Alec Potts

Personal information
- Full name: Alec Potts
- Nickname: Pottsy
- Born: 9 February 1996 (age 30) Clayton, Victoria, Australia
- Height: 185 cm (6 ft 1 in)
- Weight: 77 kg (170 lb)

Sport
- Country: Australia
- Sport: Archery
- Event: Recurve
- Club: AIM Archery
- Coached by: Simon Fairweather

Medal record
Men's archery
Representing Australia
Olympic Games
| Bronze medal – third place | 2016 Rio de Janeiro | Team |

= Alec Potts =

Australian archer (born 1996)

Alec Potts (born 9 February 1996) is an Australian competitive archer. He won a bronze medal in the men's team recurve at the 2016 Summer Olympics in Rio de Janeiro.

==Biography==
Born in Clayton, Victoria, Potts took up archery as a child when living with his family in the United Kingdom, and when they returned to Melbourne, joined AIM archery club in Cheltenham. He started an online equipment sales site, Eliza Archery, while still in school.

==Career==
Potts first competed at the World Archery Youth Championships in 2011, finishing 17th in 2015. At senior level, in the 2015 World Archery Championships he placed 33rd individually and contributed to an 8th-place finish by the Australian team. At his second World Cup, in Shanghai in 2016, he placed 17th individually and 9th in team competition, after qualifying third with the highest Australian international score, 685.

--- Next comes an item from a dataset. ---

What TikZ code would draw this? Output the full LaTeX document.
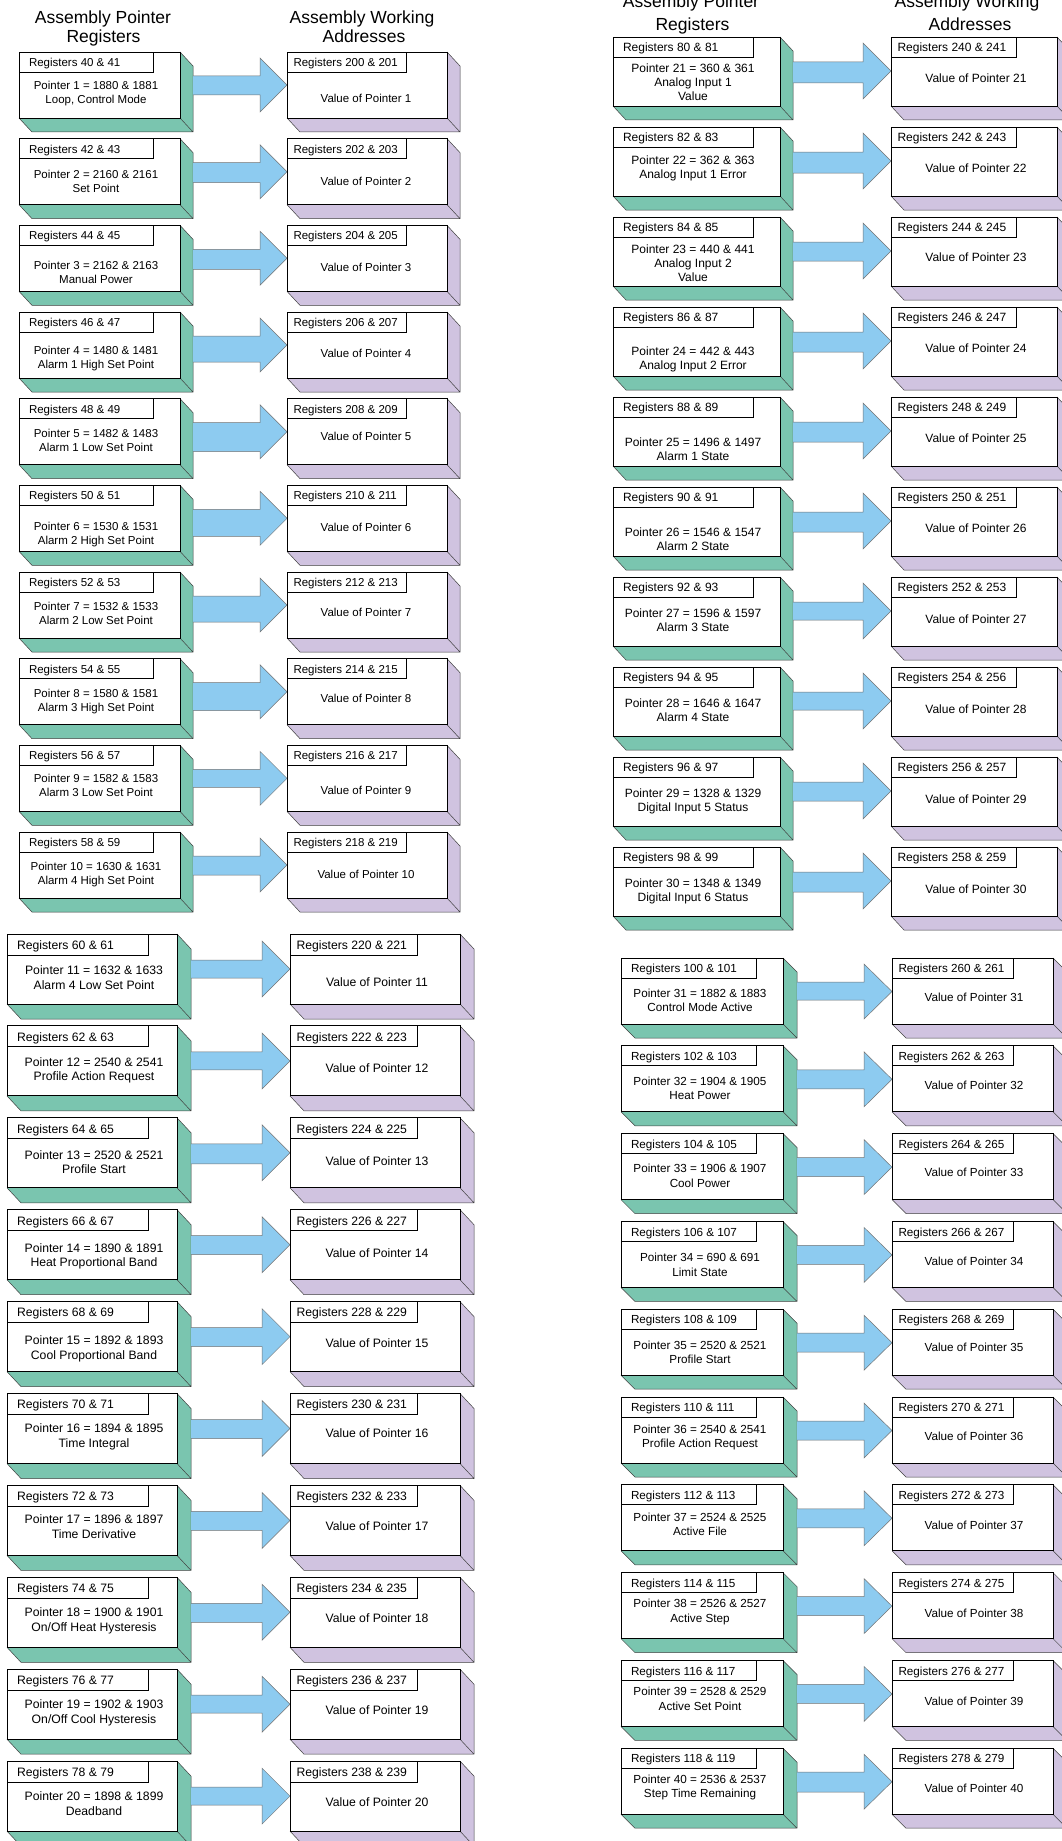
\documentclass[tikz,border=0pt]{standalone}
\usepackage{fontspec}
\setmainfont{Liberation Sans}
\definecolor{grn}{HTML}{7AC5AF}
\definecolor{prp}{HTML}{D0C3E0}
\definecolor{blu}{HTML}{8DCBF0}
\tikzset{
  frontbox/.style={draw=black, line width=0.9pt, fill=white, inner sep=0pt, outer sep=0pt, anchor=north west},
  sideline/.style={draw=black!75, line width=0.5pt},
  txt/.style={inner sep=0pt, outer sep=0pt, font=\fontsize{\qfs pt}{\qfs pt}\selectfont, text height=\qch pt, text depth=0pt},
  blockarrow/.style={fill=blu, draw=black!55, line width=0.5pt, line join=miter},
  hdr/.style={inner sep=0pt, outer sep=0pt, font=\fontsize{17.5pt}{17.5pt}\selectfont, text height=12.5pt, text depth=0pt},
}
\newcommand\blk[8]{%
  \pgfmathsetmacro\qT{\qTz+(#1-\qid)*\qstep}%
  \pgfmathsetmacro\qB{\qT+\qFH}%
  \pgfmathsetmacro\qLW{\qLb-\qLa}%
  \pgfmathsetmacro\qRW{\qRb-\qRa}%
  \pgfmathsetmacro\qLTW{\qLt-\qLa}%
  \pgfmathsetmacro\qRTW{\qRt-\qRa}%
  % left box
  \fill[grn] (\qLa,\qB) -- (\qLb,\qB) -- (\qLb,\qT) -- (\qLb+\qDX,\qT+\qDY) -- (\qLb+\qDX,\qB+\qDY) -- (\qLa+\qDX,\qB+\qDY) -- cycle;
  \draw[sideline] (\qLb,\qT) -- (\qLb+\qDX,\qT+\qDY) -- (\qLb+\qDX,\qB+\qDY) -- (\qLa+\qDX,\qB+\qDY) -- (\qLa,\qB) (\qLb,\qB) -- (\qLb+\qDX,\qB+\qDY);
  \node[frontbox, minimum width=\qLW pt, minimum height=\qFH pt] (L#1) at (\qLa,\qT) {};
  \node[frontbox, minimum width=\qLTW pt, minimum height=\qTH pt] (LT#1) at (\qLa,\qT) {};
  \node[txt, anchor=west] (LTt#1) at (\qLa+10,\qT+\qTH/2+0.5) {Registers #2};
  \node[txt] (La#1) at (\qLTX,\qT+#6) {#4};
  \node[txt] (Lb#1) at (\qLTX,\qT+#6+\qls) {#5};
  % block arrow
  \filldraw[blockarrow] (\qLb+\qDX,\qT+\qST) -- (\qAB,\qT+\qST) -- (\qAB,\qT+\qHT) -- (\qRa,\qT+\qHT/2+\qHB/2) -- (\qAB,\qT+\qHB) -- (\qAB,\qT+#8) -- (\qLb+\qDX,\qT+#8);
  % right box
  \fill[prp] (\qRa,\qB) -- (\qRb,\qB) -- (\qRb,\qT) -- (\qRb+\qDX,\qT+\qDY) -- (\qRb+\qDX,\qB+\qDY) -- (\qRa+\qDX,\qB+\qDY) -- cycle;
  \draw[sideline] (\qRb,\qT) -- (\qRb+\qDX,\qT+\qDY) -- (\qRb+\qDX,\qB+\qDY) -- (\qRa+\qDX,\qB+\qDY) -- (\qRa,\qB) (\qRb,\qB) -- (\qRb+\qDX,\qB+\qDY);
  \node[frontbox, minimum width=\qRW pt, minimum height=\qFH pt] (R#1) at (\qRa,\qT) {};
  \node[frontbox, minimum width=\qRTW pt, minimum height=\qTH pt] (RT#1) at (\qRa,\qT) {};
  \node[txt, anchor=west] (RTt#1) at (\qRa+6.5,\qT+\qTH/2+0.5) {Registers #3};
  \node[txt] (V#1) at (\qVX,\qT+#7) {Value of Pointer #1};
}
\begin{document}
\begin{tikzpicture}[x=1pt,y=-1pt]
\useasboundingbox (0,0) rectangle (1062,1841);
\fill[white] (0,0) rectangle (1062,1841);
% headers
\node[hdr] (h1a) at (103,17) {Assembly Pointer};
\node[hdr] (h1b) at (103.5,36) {Registers};
\node[hdr] (h2a) at (362,17) {Assembly Working};
\node[hdr] (h2b) at (364,36) {Addresses};
\node[hdr] (h3a) at (691,1) {Assembly Pointer};
\node[hdr] (h3b) at (692.5,24) {Registers};
\node[hdr] (h4a) at (967,1) {Assembly Working};
\node[hdr] (h4b) at (970,24) {Addresses};
% ---------- left column, top
\def\qTz{52}\def\qid{1}\def\qstep{86.67}
\def\qLa{19}\def\qLb{180}\def\qLt{153}
\def\qRa{287}\def\qRb{447}\def\qRt{406}
\def\qFH{66}\def\qDX{13}\def\qDY{14}\def\qTH{20}
\def\qAB{260}\def\qST{24}\def\qHT{6}\def\qHB{60}
\def\qLTX{96}\def\qVX{366}
\def\qfs{11.5}\def\qch{8.2}\def\qls{14}
\blk{1}{40 \& 41}{200 \& 201}{Pointer 1 = 1880 \& 1881}{Loop, Control Mode}{33}{46}{43}
\blk{2}{42 \& 43}{202 \& 203}{Pointer 2 = 2160 \& 2161}{Set Point}{36}{43}{44}
\blk{3}{44 \& 45}{204 \& 205}{Pointer 3 = 2162 \& 2163}{Manual Power}{40}{42}{44}
\blk{4}{46 \& 47}{206 \& 207}{Pointer 4 = 1480 \& 1481}{Alarm 1 High Set Point}{38}{41}{50}
\blk{5}{48 \& 49}{208 \& 209}{Pointer 5 = 1482 \& 1483}{Alarm 1 Low Set Point}{35}{38}{53}
\blk{6}{50 \& 51}{210 \& 211}{Pointer 6 = 1530 \& 1531}{Alarm 2 High Set Point}{41}{42}{51}
\blk{7}{52 \& 53}{212 \& 213}{Pointer 7 = 1532 \& 1533}{Alarm 2 Low Set Point}{34}{40}{50}
\blk{8}{54 \& 55}{214 \& 215}{Pointer 8 = 1580 \& 1581}{Alarm 3 High Set Point}{35}{40}{52}
\blk{9}{56 \& 57}{216 \& 217}{Pointer 9 = 1582 \& 1583}{Alarm 3 Low Set Point}{33}{45}{42}
\blk{10}{58 \& 59}{218 \& 219}{Pointer 10 = 1630 \& 1631}{Alarm 4 High Set Point}{34}{42}{43}
% ---------- left column, bottom
\def\qTz{934}\def\qid{11}\def\qstep{91.9}
\def\qLa{7}\def\qLb{177}\def\qLt{148}
\def\qRa{290}\def\qRb{460}\def\qRt{417}
\def\qFH{70}\def\qDX{14}\def\qDY{15}\def\qTH{21}
\def\qAB{262}\def\qST{26}\def\qHT{7}\def\qHB{63}
\def\qLTX{94}\def\qVX{377}
\def\qfs{12.2}\def\qch{8.7}\def\qls{14.7}
\blk{11}{60 \& 61}{220 \& 221}{Pointer 11 = 1632 \& 1633}{Alarm 4 Low Set Point}{36}{48}{44}
\blk{12}{62 \& 63}{222 \& 223}{Pointer 12 = 2540 \& 2541}{Profile Action Request}{36}{42}{44}
\blk{13}{64 \& 65}{224 \& 225}{Pointer 13 = 2520 \& 2521}{Profile Start}{37}{43}{46}
\blk{14}{66 \& 67}{226 \& 227}{Pointer 14 = 1890 \& 1891}{Heat Proportional Band}{38}{43}{45}
\blk{15}{68 \& 69}{228 \& 229}{Pointer 15 = 1892 \& 1893}{Cool Proportional Band}{39}{42}{45}
\blk{16}{70 \& 71}{230 \& 231}{Pointer 16 = 1894 \& 1895}{Time Integral}{35}{40}{45}
\blk{17}{72 \& 73}{232 \& 233}{Pointer 17 = 1896 \& 1897}{Time Derivative}{34}{41}{45}
\blk{18}{74 \& 75}{234 \& 235}{Pointer 18 = 1900 \& 1901}{On/Off Heat Hysteresis}{35}{41}{45}
\blk{19}{76 \& 77}{236 \& 237}{Pointer 19 = 1902 \& 1903}{On/Off Cool Hysteresis}{35}{41}{44}
\blk{20}{78 \& 79}{238 \& 239}{Pointer 20 = 1898 \& 1899}{Deadband}{35}{41}{44}
% ---------- right column, top
\def\qTz{37}\def\qid{21}\def\qstep{90}
\def\qLa{613}\def\qLb{780}\def\qLt{753}
\def\qRa{891}\def\qRb{1057}\def\qRt{1016}
\def\qFH{69}\def\qDX{13}\def\qDY{14}\def\qTH{20}
\def\qAB{863}\def\qST{25}\def\qHT{6}\def\qHB{62}
\def\qLTX{693}\def\qVX{976}
\def\qfs{12}\def\qch{8.6}\def\qls{14.2}
\blk{21}{80 \& 81}{240 \& 241}{Pointer 21 = 360 \& 361}{Analog Input 1}{31}{41}{46}
\node[txt] (Lc21) at (\qLTX,\qT+31+2*\qls) {Value};
\blk{22}{82 \& 83}{242 \& 243}{Pointer 22 = 362 \& 363}{Analog Input 1 Error}{33}{41}{46}
\blk{23}{84 \& 85}{244 \& 245}{Pointer 23 = 440 \& 441}{Analog Input 2}{32}{40}{44}
\node[txt] (Lc23) at (\qLTX,\qT+32+2*\qls) {Value};
\blk{24}{86 \& 87}{246 \& 247}{Pointer 24 = 442 \& 443}{Analog Input 2 Error}{44}{41}{45}
\blk{25}{88 \& 89}{248 \& 249}{Pointer 25 = 1496 \& 1497}{Alarm 1 State}{45}{41}{45}
\blk{26}{90 \& 91}{250 \& 251}{Pointer 26 = 1546 \& 1547}{Alarm 2 State}{45}{41}{45}
\blk{27}{92 \& 93}{252 \& 253}{Pointer 27 = 1596 \& 1597}{Alarm 3 State}{36}{42}{43}
\blk{28}{94 \& 95}{254 \& 256}{Pointer 28 = 1646 \& 1647}{Alarm 4 State}{36}{42}{43}
\blk{29}{96 \& 97}{256 \& 257}{Pointer 29 = 1328 \& 1329}{Digital Input 5 Status}{36}{42}{44}
\blk{30}{98 \& 99}{258 \& 259}{Pointer 30 = 1348 \& 1349}{Digital Input 6 Status}{36}{42}{45}
% ---------- right column, bottom
\def\qTz{958}\def\qid{31}\def\qstep{87.8}
\def\qLa{621}\def\qLb{783}\def\qLt{756}
\def\qRa{892}\def\qRb{1053}\def\qRt{1013}
\def\qFH{66}\def\qDX{14}\def\qDY{14}\def\qTH{20}
\def\qAB{864}\def\qST{24}\def\qHT{6}\def\qHB{61}
\def\qLTX{700}\def\qVX{974}
\def\qfs{11.7}\def\qch{8.4}\def\qls{14.5}
\blk{31}{100 \& 101}{260 \& 261}{Pointer 31 = 1882 \& 1883}{Control Mode Active}{35}{39}{42}
\blk{32}{102 \& 103}{262 \& 263}{Pointer 32 = 1904 \& 1905}{Heat Power}{35}{39}{43}
\blk{33}{104 \& 105}{264 \& 265}{Pointer 33 = 1906 \& 1907}{Cool Power}{35}{39}{43}
\blk{34}{106 \& 107}{266 \& 267}{Pointer 34 = 690 \& 691}{Limit State}{36}{40}{43}
\blk{35}{108 \& 109}{268 \& 269}{Pointer 35 = 2520 \& 2521}{Profile Start}{36}{38}{43}
\blk{36}{110 \& 111}{270 \& 271}{Pointer 36 = 2540 \& 2541}{Profile Action Request}{32}{39}{43}
\blk{37}{112 \& 113}{272 \& 273}{Pointer 37 = 2524 \& 2525}{Active File}{32}{40}{43}
\blk{38}{114 \& 115}{274 \& 275}{Pointer 38 = 2526 \& 2527}{Active Step}{31}{41}{43}
\blk{39}{116 \& 117}{276 \& 277}{Pointer 39 = 2528 \& 2529}{Active Set Point}{31}{41}{43}
\blk{40}{118 \& 119}{278 \& 279}{Pointer 40 = 2536 \& 2537}{Step Time Remaining}{31}{40}{44}
\end{tikzpicture}
\end{document}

===2016 Summer Olympics===
In May 2016, Potts was selected for the Australian archery squad at the Summer Olympics in Rio de Janeiro, in both individual and team recurve tournaments. He recorded 666 points, 37 perfect tens, and 13 bull's eyes to take the twentieth seed heading to the knockout draw from the classification round, along with his team's cumulative score of 2,005.

In the team competition, he and his compatriots Ryan Tyack and London 2012 Olympian Taylor Worth, in fourth place, beat France 5–3 in the quarter finals, then in the semifinals lost in straight sets (0–6) to tournament favorites South Korea. In the bronze medal match, they held off a late reaction from China (6–2) to secure Australia's first medal at the Rio Olympics and first ever Olympic medal in a team archery event.

In the men's individual recurve, Potts was eliminated 4–6 in the opening round by local archer Bernardo Oliveira.

With eight other Australian athletes, he was held by Rio police on charges of falsifying accreditation to attend Olympics events and released after payment of a fine by the Australian Olympic Committee, which stated that the athletes were not at fault.

===2019 Pacific Games===
Potts placed 2nd in the individual men's recurve competition at the Olympics qualifying event hosted by World Archery in association with the 2019 Pacific Games.